Collected material:
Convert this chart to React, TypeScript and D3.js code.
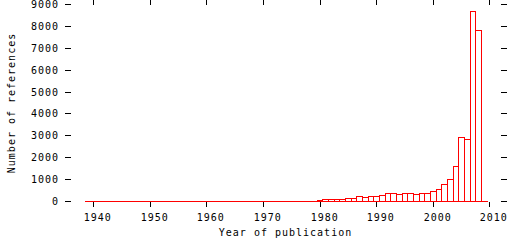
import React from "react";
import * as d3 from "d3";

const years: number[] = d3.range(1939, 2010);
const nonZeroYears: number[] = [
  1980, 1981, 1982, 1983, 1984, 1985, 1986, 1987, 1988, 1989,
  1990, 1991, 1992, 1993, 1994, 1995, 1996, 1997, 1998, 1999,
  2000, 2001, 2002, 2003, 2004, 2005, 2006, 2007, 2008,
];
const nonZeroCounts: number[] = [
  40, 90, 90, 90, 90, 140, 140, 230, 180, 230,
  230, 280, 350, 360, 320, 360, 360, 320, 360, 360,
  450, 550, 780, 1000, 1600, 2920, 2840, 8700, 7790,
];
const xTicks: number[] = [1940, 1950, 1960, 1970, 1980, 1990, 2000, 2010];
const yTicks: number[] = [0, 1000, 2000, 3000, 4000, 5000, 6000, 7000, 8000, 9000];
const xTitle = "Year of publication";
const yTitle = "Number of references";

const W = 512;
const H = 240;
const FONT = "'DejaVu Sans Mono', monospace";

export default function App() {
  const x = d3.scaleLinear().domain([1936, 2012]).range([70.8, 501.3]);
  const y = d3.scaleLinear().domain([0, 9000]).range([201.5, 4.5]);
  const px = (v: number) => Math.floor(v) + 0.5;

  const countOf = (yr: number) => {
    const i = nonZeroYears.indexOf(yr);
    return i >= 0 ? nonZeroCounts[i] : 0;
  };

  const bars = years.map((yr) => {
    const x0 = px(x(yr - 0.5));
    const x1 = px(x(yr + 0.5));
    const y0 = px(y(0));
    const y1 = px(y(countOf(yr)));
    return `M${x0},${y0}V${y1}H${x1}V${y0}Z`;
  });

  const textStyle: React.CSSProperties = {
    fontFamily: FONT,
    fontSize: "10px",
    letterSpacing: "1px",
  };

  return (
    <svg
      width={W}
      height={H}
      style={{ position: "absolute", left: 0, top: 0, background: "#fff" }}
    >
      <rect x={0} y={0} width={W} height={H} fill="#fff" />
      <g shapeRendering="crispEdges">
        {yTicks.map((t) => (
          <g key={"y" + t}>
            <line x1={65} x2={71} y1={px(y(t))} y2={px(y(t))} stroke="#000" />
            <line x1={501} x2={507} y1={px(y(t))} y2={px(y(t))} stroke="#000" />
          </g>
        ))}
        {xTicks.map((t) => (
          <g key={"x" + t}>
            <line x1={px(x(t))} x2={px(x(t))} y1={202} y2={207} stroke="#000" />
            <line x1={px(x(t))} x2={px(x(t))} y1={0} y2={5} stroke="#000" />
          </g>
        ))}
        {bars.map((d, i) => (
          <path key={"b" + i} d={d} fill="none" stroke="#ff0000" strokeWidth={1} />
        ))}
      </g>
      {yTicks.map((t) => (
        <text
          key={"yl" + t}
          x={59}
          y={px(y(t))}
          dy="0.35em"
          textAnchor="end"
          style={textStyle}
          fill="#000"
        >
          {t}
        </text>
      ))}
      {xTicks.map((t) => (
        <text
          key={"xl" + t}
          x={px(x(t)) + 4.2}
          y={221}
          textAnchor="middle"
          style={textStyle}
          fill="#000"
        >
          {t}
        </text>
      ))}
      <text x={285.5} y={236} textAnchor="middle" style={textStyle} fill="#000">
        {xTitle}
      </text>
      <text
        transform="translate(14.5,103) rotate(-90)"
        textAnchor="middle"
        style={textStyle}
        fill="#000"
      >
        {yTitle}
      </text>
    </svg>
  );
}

Exercise:
Print the full listing exactly, dropping the pictures.

Response to this task:
Convert this chart to React, TypeScript and D3.js code.
import React from "react";
import * as d3 from "d3";

const years: number[] = d3.range(1939, 2010);
const nonZeroYears: number[] = [
  1980, 1981, 1982, 1983, 1984, 1985, 1986, 1987, 1988, 1989,
  1990, 1991, 1992, 1993, 1994, 1995, 1996, 1997, 1998, 1999,
  2000, 2001, 2002, 2003, 2004, 2005, 2006, 2007, 2008,
];
const nonZeroCounts: number[] = [
  40, 90, 90, 90, 90, 140, 140, 230, 180, 230,
  230, 280, 350, 360, 320, 360, 360, 320, 360, 360,
  450, 550, 780, 1000, 1600, 2920, 2840, 8700, 7790,
];
const xTicks: number[] = [1940, 1950, 1960, 1970, 1980, 1990, 2000, 2010];
const yTicks: number[] = [0, 1000, 2000, 3000, 4000, 5000, 6000, 7000, 8000, 9000];
const xTitle = "Year of publication";
const yTitle = "Number of references";

const W = 512;
const H = 240;
const FONT = "'DejaVu Sans Mono', monospace";

export default function App() {
  const x = d3.scaleLinear().domain([1936, 2012]).range([70.8, 501.3]);
  const y = d3.scaleLinear().domain([0, 9000]).range([201.5, 4.5]);
  const px = (v: number) => Math.floor(v) + 0.5;

  const countOf = (yr: number) => {
    const i = nonZeroYears.indexOf(yr);
    return i >= 0 ? nonZeroCounts[i] : 0;
  };

  const bars = years.map((yr) => {
    const x0 = px(x(yr - 0.5));
    const x1 = px(x(yr + 0.5));
    const y0 = px(y(0));
    const y1 = px(y(countOf(yr)));
    return `M${x0},${y0}V${y1}H${x1}V${y0}Z`;
  });

  const textStyle: React.CSSProperties = {
    fontFamily: FONT,
    fontSize: "10px",
    letterSpacing: "1px",
  };

  return (
    <svg
      width={W}
      height={H}
      style={{ position: "absolute", left: 0, top: 0, background: "#fff" }}
    >
      <rect x={0} y={0} width={W} height={H} fill="#fff" />
      <g shapeRendering="crispEdges">
        {yTicks.map((t) => (
          <g key={"y" + t}>
            <line x1={65} x2={71} y1={px(y(t))} y2={px(y(t))} stroke="#000" />
            <line x1={501} x2={507} y1={px(y(t))} y2={px(y(t))} stroke="#000" />
          </g>
        ))}
        {xTicks.map((t) => (
          <g key={"x" + t}>
            <line x1={px(x(t))} x2={px(x(t))} y1={202} y2={207} stroke="#000" />
            <line x1={px(x(t))} x2={px(x(t))} y1={0} y2={5} stroke="#000" />
          </g>
        ))}
        {bars.map((d, i) => (
          <path key={"b" + i} d={d} fill="none" stroke="#ff0000" strokeWidth={1} />
        ))}
      </g>
      {yTicks.map((t) => (
        <text
          key={"yl" + t}
          x={59}
          y={px(y(t))}
          dy="0.35em"
          textAnchor="end"
          style={textStyle}
          fill="#000"
        >
          {t}
        </text>
      ))}
      {xTicks.map((t) => (
        <text
          key={"xl" + t}
          x={px(x(t)) + 4.2}
          y={221}
          textAnchor="middle"
          style={textStyle}
          fill="#000"
        >
          {t}
        </text>
      ))}
      <text x={285.5} y={236} textAnchor="middle" style={textStyle} fill="#000">
        {xTitle}
      </text>
      <text
        transform="translate(14.5,103) rotate(-90)"
        textAnchor="middle"
        style={textStyle}
        fill="#000"
      >
        {yTitle}
      </text>
    </svg>
  );
}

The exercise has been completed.